BAMAKO (January 31, 2013) – As fighting has subsided in Timbuktu, CARE and our local partners are ready to restart activities and support both returnees and people who have remained in the conflict-torn city. In the coming days, CARE will distribute more than 18,000 metric tons of food to more than 131,000 people.
“We know that people in Timbuktu have gone through a great deal of suffering, and have been forced to take tough decisions,” said Claudine Mensah Awute, country director with CARE Mali.
“Those who remained have not only been living in fear for nearly a year, but were cut off from everything. Schools, clinics have been shut down. There has been a lack of electricity and water. Food prices have been rising steeply, in some areas of northern Mali skyrocketing up to 90 percent.
“Those who fled – often women with their children or children by themselves – have been separated from their husbands or fathers. They have been living from one day to another, relying on good-hearted relatives or assistance from aid organizations, such as CARE.
“Many are ready to return to Timbuktu but they know that there is little to nothing waiting for them back home.
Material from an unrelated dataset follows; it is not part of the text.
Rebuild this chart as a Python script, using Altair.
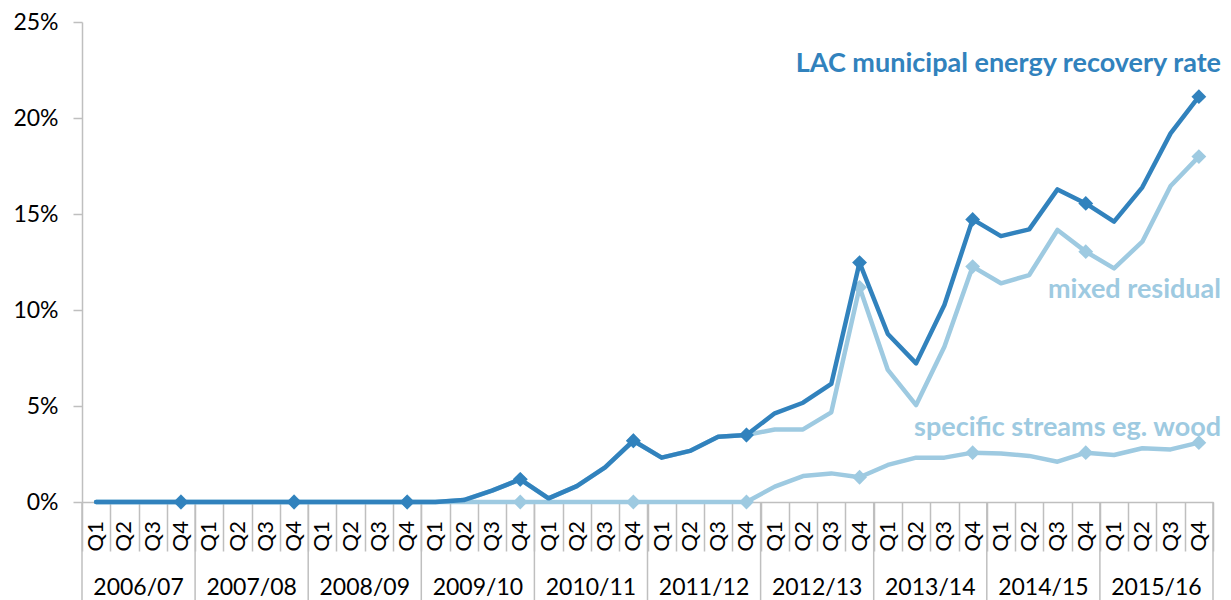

In the next days, food supplies provided by the World Food Programme will arrive in Timbuktu and CARE and its partners are on the ground, ready to distribute this food to people in need,” said Awute.
CARE calls for US$1 million to assist Malians in need and respond to their most urgent needs over the coming three months.
“The fact that during the recent Donors Conference in Ethiopia, over $450 million was provided to support military operations demonstrates the ability of the international community to mobilize resources for Mali. There is a need for a similar level of commitment and mobilization to meet urgent humanitarian needs,” said Awute.
There are significant unmet humanitarian needs in both Mali and in neighboring countries hosting refugees. Since January 11 alone, more than 15,000 people have fled the country, and more than 9,000 people have been displaced in southern Mali. According to OCHA, there are now nearly 400,000 Malians displaced because of the conflict.
CARE’s recent assessments in Ségou indicate that internally displaced people (IDPs) need immediate access to not only food but also water, adequate shelter, kitchen utensils, blankets, mats, mosquito nets and soap.
In Ségou and Mopti, two of the five areas in most need of assistance, CARE has been supporting displaced people and host families with food and basic relief items such as mosquito nets, soap, kitchen utensils, tarps, blankets and sleeping mats. To date, CARE has reached 22,000 people with food.